Los miedos de los niños enseñan y educan

Los miedos en general y cualquiera de sus modalidades en la etapa infantil suponen un fenómeno universal y omnipresente en todas las culturas y tiempos. El miedo es un sentimiento natural y beneficioso para cualquier persona, sea niño o adulto. Es una de las emociones más básicas del ser humano, así como de cualquier mamífero. Es una emoción que cumple un papel fundamental: la supervivencia. Es un mecanismo adaptativo a un entorno que, en ocasiones, nos da motivos para temerlo. Aquello para lo cual sirve el miedo tiene que ver con nuestra capacidad para reaccionar rápidamente ante situaciones peligrosas, ya que gracias a él nos retiramos cuando existe una amenaza.

Los miedos forman parte del desarrollo normal del niño, son transitorios, están asociados a etapas evolutivas y tienen un gran valor adaptativo.

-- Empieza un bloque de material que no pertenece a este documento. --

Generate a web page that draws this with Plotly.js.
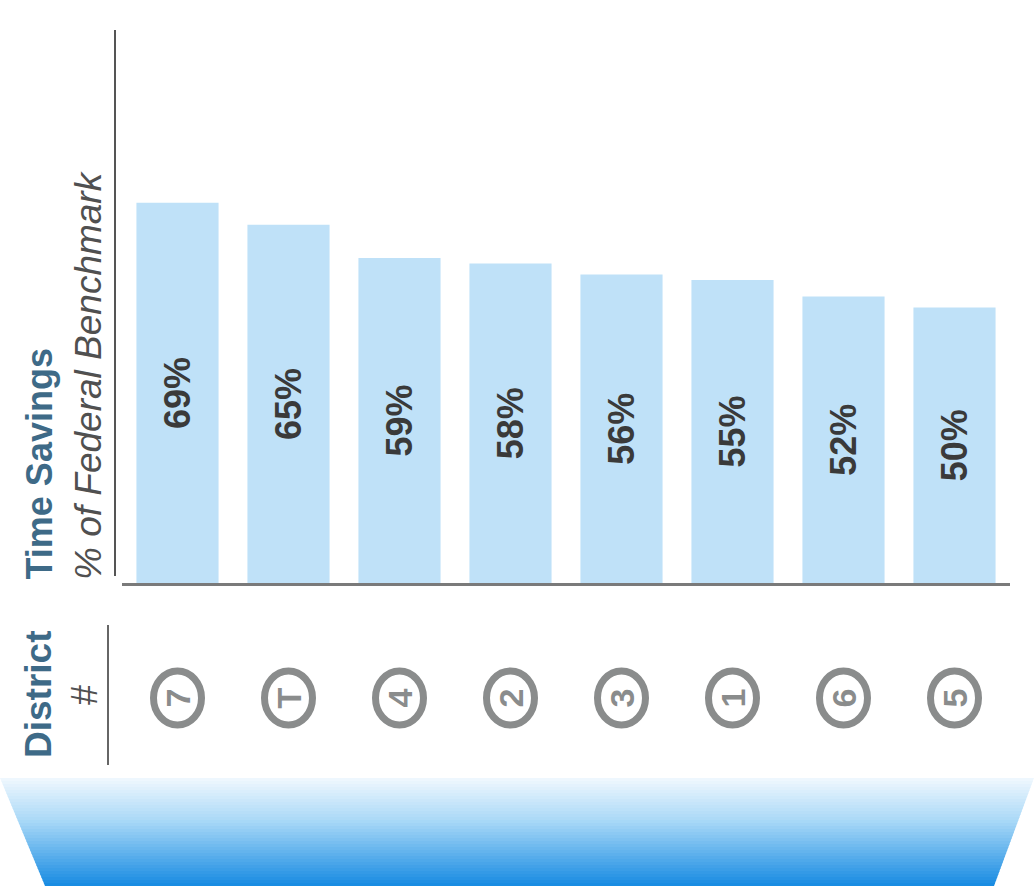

No hay duda que los miedos son evolutivos y “normales” a cierta edad, cambiando el objeto temido a medida que el niño crece y su sistema psicobiológico va madurando. La tendencia natural será a que éstos vayan desapareciendo progresivamente. En otras ocasiones, podemos hablar abiertamente de temores o miedos patológicos que pueden derivar hacia trastornos que necesitan atención psicológica (ansiedad, fobias). Establecer la frontera entre uno y otro (normalidad-patología) no siempre es fácil y dependerá mucho de la edad del niño, la naturaleza del objeto temido y sus circunstancias, así como la intensidad, frecuencia, sufrimiento y grado de incapacitación que se produce en el niño.

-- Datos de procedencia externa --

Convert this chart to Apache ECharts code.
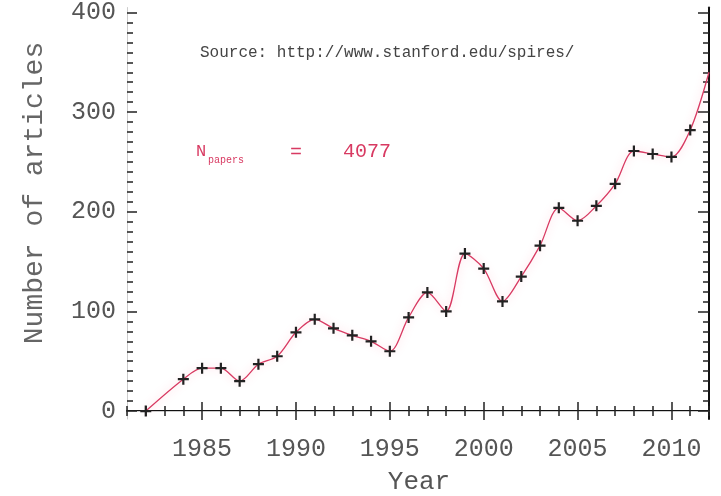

Los miedos aparecen y desaparecen, cambian a medida que el niño va creciendo y es capaz de superarlos cuando reconoce poco a poco la realidad. Se debe tener en cuenta que no se puede acabar con todos los miedos porque estos también permiten al niño entender el mundo.

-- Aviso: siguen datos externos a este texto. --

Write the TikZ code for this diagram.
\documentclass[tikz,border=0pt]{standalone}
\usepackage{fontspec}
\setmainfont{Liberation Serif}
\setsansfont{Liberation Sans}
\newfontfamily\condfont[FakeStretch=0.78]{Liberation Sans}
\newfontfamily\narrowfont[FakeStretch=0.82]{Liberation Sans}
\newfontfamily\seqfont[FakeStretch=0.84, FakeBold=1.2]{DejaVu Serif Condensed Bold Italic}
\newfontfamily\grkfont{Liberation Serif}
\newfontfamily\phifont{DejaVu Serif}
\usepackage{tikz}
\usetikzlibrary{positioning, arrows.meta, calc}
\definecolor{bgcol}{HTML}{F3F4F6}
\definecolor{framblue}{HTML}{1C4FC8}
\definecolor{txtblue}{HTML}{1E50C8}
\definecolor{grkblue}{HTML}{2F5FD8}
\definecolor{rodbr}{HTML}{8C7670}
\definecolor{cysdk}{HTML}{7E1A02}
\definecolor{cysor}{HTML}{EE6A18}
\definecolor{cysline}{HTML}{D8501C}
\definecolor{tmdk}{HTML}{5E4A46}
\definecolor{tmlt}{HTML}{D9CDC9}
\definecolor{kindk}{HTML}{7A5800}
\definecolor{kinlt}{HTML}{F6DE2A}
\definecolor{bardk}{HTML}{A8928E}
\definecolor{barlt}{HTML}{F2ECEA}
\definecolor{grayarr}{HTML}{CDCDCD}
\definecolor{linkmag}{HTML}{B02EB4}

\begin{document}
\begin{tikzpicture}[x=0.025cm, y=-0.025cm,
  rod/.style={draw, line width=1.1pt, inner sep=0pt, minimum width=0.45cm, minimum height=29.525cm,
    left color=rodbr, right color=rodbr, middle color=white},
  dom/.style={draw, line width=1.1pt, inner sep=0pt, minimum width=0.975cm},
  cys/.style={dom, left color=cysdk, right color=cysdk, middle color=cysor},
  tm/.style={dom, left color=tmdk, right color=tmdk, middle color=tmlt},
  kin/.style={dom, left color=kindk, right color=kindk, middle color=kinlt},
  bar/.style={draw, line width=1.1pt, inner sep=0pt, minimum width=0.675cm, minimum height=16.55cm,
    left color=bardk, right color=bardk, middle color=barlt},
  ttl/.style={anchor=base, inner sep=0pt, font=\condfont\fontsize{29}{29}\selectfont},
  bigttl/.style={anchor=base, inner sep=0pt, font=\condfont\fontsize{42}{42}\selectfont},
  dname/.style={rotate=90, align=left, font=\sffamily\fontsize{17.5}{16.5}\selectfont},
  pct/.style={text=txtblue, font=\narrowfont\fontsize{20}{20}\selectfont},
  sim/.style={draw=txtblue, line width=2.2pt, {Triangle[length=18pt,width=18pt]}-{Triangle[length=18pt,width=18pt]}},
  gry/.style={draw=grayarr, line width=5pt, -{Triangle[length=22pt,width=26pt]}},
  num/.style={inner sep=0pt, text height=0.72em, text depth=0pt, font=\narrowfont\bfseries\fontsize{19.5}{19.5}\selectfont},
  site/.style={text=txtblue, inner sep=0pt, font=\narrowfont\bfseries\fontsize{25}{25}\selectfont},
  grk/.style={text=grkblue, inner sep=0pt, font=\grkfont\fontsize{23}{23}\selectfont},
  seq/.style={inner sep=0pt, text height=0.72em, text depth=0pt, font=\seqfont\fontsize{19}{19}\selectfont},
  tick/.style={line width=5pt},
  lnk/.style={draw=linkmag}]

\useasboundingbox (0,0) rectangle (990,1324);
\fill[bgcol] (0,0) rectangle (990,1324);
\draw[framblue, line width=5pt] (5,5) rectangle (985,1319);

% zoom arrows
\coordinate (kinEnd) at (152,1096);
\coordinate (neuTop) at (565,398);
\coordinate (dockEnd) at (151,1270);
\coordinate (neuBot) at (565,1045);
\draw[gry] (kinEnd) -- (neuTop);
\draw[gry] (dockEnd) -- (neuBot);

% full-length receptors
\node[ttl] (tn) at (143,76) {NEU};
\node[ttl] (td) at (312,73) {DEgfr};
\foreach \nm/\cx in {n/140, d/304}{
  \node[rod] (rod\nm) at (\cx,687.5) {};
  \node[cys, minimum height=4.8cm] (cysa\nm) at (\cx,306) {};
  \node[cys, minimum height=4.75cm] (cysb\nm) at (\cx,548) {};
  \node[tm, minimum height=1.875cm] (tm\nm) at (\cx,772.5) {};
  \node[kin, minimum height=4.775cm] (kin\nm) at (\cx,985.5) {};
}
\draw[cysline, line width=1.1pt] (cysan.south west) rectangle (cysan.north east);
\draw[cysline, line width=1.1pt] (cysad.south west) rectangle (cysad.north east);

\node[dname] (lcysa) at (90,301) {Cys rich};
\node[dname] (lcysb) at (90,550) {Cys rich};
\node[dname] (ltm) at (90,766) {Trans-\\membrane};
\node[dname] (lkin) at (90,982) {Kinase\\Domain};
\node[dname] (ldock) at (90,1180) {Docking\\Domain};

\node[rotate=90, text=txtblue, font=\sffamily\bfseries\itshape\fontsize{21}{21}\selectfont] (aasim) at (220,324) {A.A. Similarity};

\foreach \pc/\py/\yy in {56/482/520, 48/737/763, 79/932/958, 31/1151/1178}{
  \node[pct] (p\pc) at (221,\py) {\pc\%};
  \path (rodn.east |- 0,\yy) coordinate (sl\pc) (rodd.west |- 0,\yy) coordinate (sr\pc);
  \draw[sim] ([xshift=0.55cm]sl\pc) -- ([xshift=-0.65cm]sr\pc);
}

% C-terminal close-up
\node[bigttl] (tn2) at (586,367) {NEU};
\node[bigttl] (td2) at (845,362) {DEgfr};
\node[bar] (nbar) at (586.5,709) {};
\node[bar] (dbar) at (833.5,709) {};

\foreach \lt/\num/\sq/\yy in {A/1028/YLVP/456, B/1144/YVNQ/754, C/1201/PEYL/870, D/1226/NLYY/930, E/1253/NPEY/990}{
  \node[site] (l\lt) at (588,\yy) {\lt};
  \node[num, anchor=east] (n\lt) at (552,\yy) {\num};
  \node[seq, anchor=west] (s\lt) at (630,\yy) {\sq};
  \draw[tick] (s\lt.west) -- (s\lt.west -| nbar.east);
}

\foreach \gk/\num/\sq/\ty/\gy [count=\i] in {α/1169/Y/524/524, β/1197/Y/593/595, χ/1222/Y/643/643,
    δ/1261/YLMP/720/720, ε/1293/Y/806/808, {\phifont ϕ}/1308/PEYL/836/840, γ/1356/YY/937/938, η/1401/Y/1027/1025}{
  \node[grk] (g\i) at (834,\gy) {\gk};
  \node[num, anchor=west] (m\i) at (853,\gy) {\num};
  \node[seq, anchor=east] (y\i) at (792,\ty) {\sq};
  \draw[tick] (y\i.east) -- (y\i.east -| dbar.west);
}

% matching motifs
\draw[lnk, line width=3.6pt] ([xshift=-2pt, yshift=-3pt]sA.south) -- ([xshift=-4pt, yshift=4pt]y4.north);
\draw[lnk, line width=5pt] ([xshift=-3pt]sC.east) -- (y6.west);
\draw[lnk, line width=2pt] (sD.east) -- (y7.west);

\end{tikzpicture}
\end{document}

La mayoría de los niños experimentan muchos temores leves a lo largo de la infancia y suelen ser transitorios y asociados a una determinada edad, superándolos espontáneamente durante su desarrollo. Algunos de ellos pueden ser:

Bebés:

  • 0-6 meses: pérdida súbita de la base de sustentación (del soporte) y ruidos fuertes.
  • 7-12 meses: a las personas extrañas, puesto que es momento de desarrollar el vínculo de apego; y a objetos que surgen por sorpresa.

Niñez temprana:

  • 1 año: separación de los padres, retretes, al hacerse heridas, a las personas desconocidas.
  • 2 años: ruidos fuertes, animales, oscuridad, separación de los padres, objetos o máquinas grandes y cambios en el contexto personal.
  • 3 años: máscaras, oscuridad, animales, separación de los padres.
  • 4 años: animales oscuridad, ruidos nocturnos, separación.
  • 5 años: animales, separación, oscuridad, gente “mala”, lesiones físicas.

Niñez media:

  • 6 años: seres imaginarios (fantasmas, brujas o extraterrestres), lesiones corporales, tormentas, dormir o estar solos.
  • 7-8 años: temores al daño corporal y al ridículo, cuando se dan casos de habilidades escolares o deportivas.
  • 9-12 años: entre los 9 y los 12, el nivel madurativo del niño contribuye a que disminuya su miedo a la separación, a la oscuridad y a los seres imaginarios, y aumenta el producido por los exámenes, el aspecto físico, las relaciones sociales y la muerte.

Los miedos nombrados anteriormente son frecuentes y afectan al 40-45% de los niños, son normales y aparecen sin razón aparente, sujetos a un ciclo evolutivo natural y que desaparecen con el tiempo.

En estos casos, no debemos ignorar ni dejar de atender los temores de nuestros pequeños. Es importante ofrecer seguridad a los niños, y fomentar la autonomía y toma de decisiones para enfrentar estos pequeños conflictos, que para ellos pueden suponer alteraciones en sus rutinas diarias. Siempre desde la calma, entendiendo como adultos que igual que vinieron se irán y mostrando comprensión y empatía hacia el niño, evitando siempre ridiculizar al niño por sus miedos, en especial, delante de sus compañeros. No reírse de él, no castigar ni sermonear. Al contrario, hay que alabarle y felicitarle por cada pequeño acto de valentía que realice. La atención debe estar dirigida a las posibles soluciones no a las consecuencias punitivas.

El miedo que persiste en cantidad e intensidad en el tiempo, debe ser atendido por profesionales, que tanto intervengan con el niño, como ayuden asesorando y dando pautas a las familias para acompañar a los pequeños en el afrontamiento.